When PMD of EPMD said his microphone was his only friend in one of my favourite 90's hip-hop songs - 'Ruff, Rugged n Raw' if you're wondering - I used to laugh and think it was a bit of a throw-away line.
But now, over 10 years later, I finally understand.
I feel the same way about my guitar.
In particular, my acoustic Yamaha acoustic guitar. My first guitar, on which I've written the majority of my songs over the years.
I haven't played my guitar for over a year, and haven't seen it for almost the same amount of time.
I had a bit of a falling out of love with music in 2012 (I know I still haven't expanded on that yet, but I will), but my guitar was still there for me, and we continued to speak and listen to each other.
There's a bunch of unfinished songs sitting on my computer that I hope (and plan) to finish as soon as I move house, when we will finally be reunited with each other.
Life is probably the most difficult thing I've ever had a go at. Every day is a battle, with either myself or my surroundings and people I interact with, and not having that one friend to talk to has recently become a big issue for me.
It never judges me, it just listens.

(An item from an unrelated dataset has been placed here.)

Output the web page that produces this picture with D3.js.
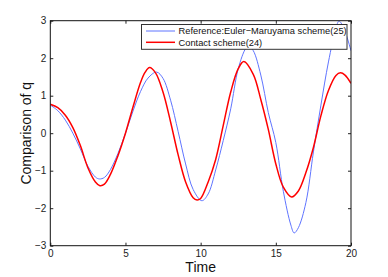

It supports my ideas (no matter how bad or crazy!) and it comforts me when those around me can't or won't or fail to.
This post is rather stupid I realise, but a lot has happened to me/my life in the last few years, and it's time I started letting out all that built up angst, all the fears, all the joy, all the loss and all the silliness again.
I just hope we see each other soon, although at the moment it feels like we'll never see each other again.